|PIC1|From Cambodia to Texas, September 21 was commemorated with symbolic acts and prayers for peace.
The Odyssey Networks – the largest US coalition of Christian, Jewish and Muslim faith groups that seeks to build understanding through media – launched an online campaign weeks in advance to collect a million prayers for peace.
Meanwhile in Phnom Penh, Cambodia, Buddhist monks and nuns sat to pray for peace during a ceremony for the day.
“Prayer is a powerful thing that can bring the world peace,” said Abdikani Abdi, 19, in a webisode posted in the Peace Video Festival section of the Odyssey Networks website.
Abdi, his younger brother and their widowed mother are refugees from Somalia who were accepted into the US refugee programme and arrived in Kenya in 2007. They were later resettled to Pennsylvania by Church World Service, a Christian relief and development agency that partnered with the Odyssey Networks for the “Million Minutes for Peace” campaign.

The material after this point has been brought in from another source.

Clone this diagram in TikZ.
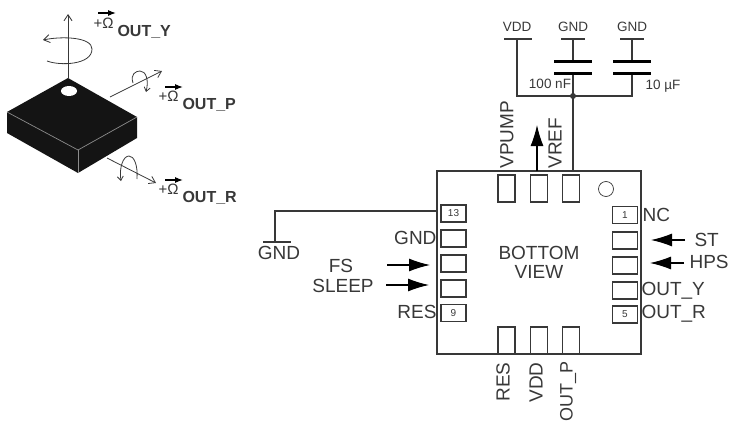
\documentclass[tikz,border=0pt]{standalone}
\usepackage{fontspec}
\setmainfont{Liberation Sans}
\usetikzlibrary{arrows.meta,shapes.geometric}
\definecolor{ink}{gray}{0.22}
\begin{document}
\begin{tikzpicture}[x=1pt,y=-1pt,line width=1.1pt,draw=ink,text=ink,
    sig/.style={font=\fontsize{19}{19}\selectfont,inner sep=0pt},
    small/.style={font=\fontsize{13.5}{14}\selectfont,inner sep=0pt},
    axisname/.style={font=\fontsize{16}{16}\selectfont\bfseries,inner sep=0pt,anchor=west},
    omega/.style={font=\fontsize{15}{15}\selectfont,inner sep=0pt},
    thin axis/.style={line width=.8pt,-{Straight Barb[length=6pt,width=8pt]}},
    input/.style={-{Latex[length=21pt,width=13pt]},black}]
    \tikzstyle{padv}=[draw,rectangle,minimum width=17pt,minimum height=27pt,inner sep=0pt]
    \tikzstyle{padh}=[draw,rectangle,minimum width=25pt,minimum height=17pt,inner sep=0pt,font=\fontsize{10}{10}\selectfont]
    \tikzstyle{plate}=[line width=3pt,black]

    \clip[use as bounding box] (0,0) rectangle (729,423);

    \coordinate (chiptop) at (68,78);
    \coordinate (chipleft) at (7,112);
    \coordinate (chipright) at (137,117);
    \coordinate (chipfront) at (78,150);
    \coordinate (chipbase) at (78,173);
    \coordinate (baseleft) at (7,133);
    \coordinate (baseright) at (137,138);
    \coordinate (ytip) at (68,14);
    \coordinate (pstart) at (110,97);
    \coordinate (ptip) at (162,71);
    \coordinate (rstart) at (107,158);
    \coordinate (rtip) at (156,183);

    \draw[line width=.9pt,-{Straight Barb[length=6pt,width=8pt]}] (chiptop) -- (ytip);
    \draw[thin axis] (pstart) -- (ptip);
    \draw[thin axis] (rstart) -- (rtip);
    \draw[thin axis] (47,61) .. controls (60,66) and (92,65) .. (92,49) .. controls (92,37) and (62,36) .. (43,40);
    \draw[line width=.8pt,-{Straight Barb[length=4pt,width=6pt]}] (133,83) .. controls (130,74) and (136,71) .. (140,71) .. controls (146,71) and (149,80) .. (146,92);
    \draw[line width=.8pt,-{Straight Barb[length=4pt,width=6pt]}] (137,179) .. controls (138,165) and (134,156) .. (129,156) .. controls (123,156) and (119,168) .. (121,181);

    \fill[black!92] (chiptop) -- (chipright) -- (baseright) -- (chipbase) -- (baseleft) -- (chipleft) -- cycle;
    \draw[black!45,line width=.7pt] (chipleft) -- (chipfront) -- (chipright);
    \draw[black!45,line width=.7pt] (chipfront) -- (chipbase);
    \node[fill=white,ellipse,minimum width=16pt,minimum height=10pt,inner sep=0pt] (hole) at (69,91) {};

    \node[omega] (plusy) at (98,24) {+};
    \node[omega] (omegay) at (108,23) {Ω};
    \node[axisname] (outy) at (117,32) {OUT\_Y};
    \draw[black,-{Latex[length=8pt,width=6pt]}] (98,13) -- (116,13);
    \node[omega] (plusp) at (163,97) {+};
    \node[omega] (omegap) at (173,96) {Ω};
    \node[axisname] (outp) at (182,105) {OUT\_P};
    \draw[black,-{Latex[length=8pt,width=6pt]}] (165,87) -- (183,87);
    \node[omega] (plusr) at (163,190) {+};
    \node[omega] (omegar) at (173,189) {Ω};
    \node[axisname] (outr) at (182,198) {OUT\_R};
    \draw[black,-{Latex[length=8pt,width=6pt]}] (165,180) -- (183,180);

    \node[draw,rectangle,minimum width=204pt,minimum height=183pt,inner sep=0pt] (package) at (539,262.5) {};
    \node[draw,circle,minimum size=15pt,inner sep=0pt,line width=.7pt] (dot) at (606,189) {};

    \node[padv] (pad16) at (506.5,188.5) {};
    \node[padv] (pad15) at (539,188.5) {};
    \node[padv] (pad14) at (571,188.5) {};
    \node[padv] (pad10) at (506.5,340.5) {};
    \node[padv] (pad11) at (539,340.5) {};
    \node[padv] (pad12) at (571,340.5) {};

    \node[padh] (pad13) at (453.5,213.5) {13};
    \node[padh] (pad8a) at (453.5,238.5) {};
    \node[padh] (pad8b) at (453.5,263.5) {};
    \node[padh] (pad8c) at (453.5,288.5) {};
    \node[padh] (pad9) at (453.5,313) {9};
    \node[padh] (pad1) at (625,215) {1};
    \node[padh] (pad2) at (625,240.5) {};
    \node[padh] (pad3) at (625,265.5) {};
    \node[padh] (pad4) at (625,290.5) {};
    \node[padh] (pad5) at (625,314.5) {5};

    \node[sig] (bottom) at (539,253) {BOTTOM};
    \node[sig] (view) at (539,272) {VIEW};

    \node[sig,anchor=east] (gndl) at (437,238) {GND};
    \node[sig,anchor=east] (resl) at (437,312) {RES};
    \node[sig] (fs) at (341,266) {FS};
    \node[sig] (sleep) at (343,286) {SLEEP};
    \node[sig] (gndw) at (279,253) {GND};
    \node[sig,anchor=west] (nc) at (642,215) {NC};
    \node[sig,anchor=west] (st) at (694,240) {ST};
    \node[sig,anchor=west] (hps) at (689,262) {HPS};
    \node[sig,anchor=west] (outyr) at (641,291) {OUT\_Y};
    \node[sig,anchor=west] (outrr) at (641,314) {OUT\_R};

    \node[sig,rotate=90,anchor=west] (vpump) at (507,169) {VPUMP};
    \node[sig,rotate=90,anchor=west] (vref) at (555,169) {VREF};
    \node[sig,rotate=90,anchor=east] (resb) at (503,362) {RES};
    \node[sig,rotate=90,anchor=east] (vddb) at (536,362) {VDD};
    \node[sig,font=\fontsize{18}{18}\selectfont,rotate=90,anchor=east] (outpb) at (568,361) {OUT\_P};

    \coordinate (fsstart) at (387,265);
    \coordinate (fsend) at (430,265);
    \coordinate (sleepstart) at (386,285);
    \coordinate (sleepend) at (429,285);
    \coordinate (ststart) at (685,240);
    \coordinate (stend) at (651,240);
    \coordinate (hpsstart) at (684,263);
    \coordinate (hpsend) at (650,263);
    \coordinate (vrefstart) at (537,171);
    \coordinate (vrefend) at (537,125);
    \draw[input] (fsstart) -- (fsend);
    \draw[input] (sleepstart) -- (sleepend);
    \draw[input] (ststart) -- (stend);
    \draw[input] (hpsstart) -- (hpsend);
    \draw[input] (vrefstart) -- (vrefend);

    \coordinate (gndcorner) at (275,211);
    \coordinate (gndfoot) at (275,242);
    \coordinate (gndbarl) at (263,242);
    \coordinate (gndbarr) at (291,242);
    \coordinate (gndentry) at (437,211);
    \draw (gndentry) -- (gndcorner) -- (gndfoot);
    \draw (gndbarl) -- (gndbarr);

    \node[small] (vdd) at (517,27) {VDD};
    \node[small] (gnda) at (573,27) {GND};
    \node[small] (gndb) at (632,27) {GND};
    \node[small] (cap100) at (550,84) {100 nF};
    \node[small] (cap10) at (663,86) {10 µF};

    \coordinate (vddtop) at (517,39);
    \coordinate (vddcorner) at (517,96);
    \coordinate (junction) at (573,96);
    \coordinate (capcorner) at (632,96);
    \coordinate (gndatop) at (573,39);
    \coordinate (gndbtop) at (632,39);
    \coordinate (plateaup) at (573,61);
    \coordinate (plateal) at (573,73);
    \coordinate (platebp) at (632,61);
    \coordinate (platebl) at (632,73);
    \coordinate (bodytop) at (573,171);

    \draw (vddtop) -- (vddcorner) -- (capcorner) -- (platebl);
    \draw (gndatop) -- (plateaup);
    \draw (gndbtop) -- (platebp);
    \draw (plateal) -- (junction) -- (bodytop);
    \draw (504,39) -- (532,39);
    \draw (561,39) -- (585,39);
    \draw (620,39) -- (644,39);
    \draw[plate] (554,61) -- (592,61);
    \draw[plate] (554,73) -- (592,73);
    \draw[plate] (613,61) -- (651,61);
    \draw[plate] (613,73) -- (651,73);
    \fill[ink] (junction) circle (3pt);

  \end{tikzpicture}
\end{document}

September 21 was formally designated by the United Nations in 2001 as the International Day of Peace. Every year since, the United Nations has called for a global ceasefire and non-violence on this day.
The day is usually observed at the UN headquarters with a traditional ceremony in which the secretary-general rings the Peace Bell.
This year, UN Secretary-General Ban Ki-moon rang the Peace Bell on Friday because Monday is a public holiday in many regions of the world.
Among this year’s participants were members of The Salvation Army who were called earlier this month by their leader, General Shaw Clifton, to devote the month of September to praying for peace and for the victims of sex trafficking.
“Conflicts between nations and conflicts within nations still claim lives on a daily basis, destroying stability, disrupting education and creating poverty,” Clifton stated in this year’s call to prayer.
Clifton urged Salvationists to pray for peace on the U.N. International Day of Peace on and for victims of sex trafficking on September 27.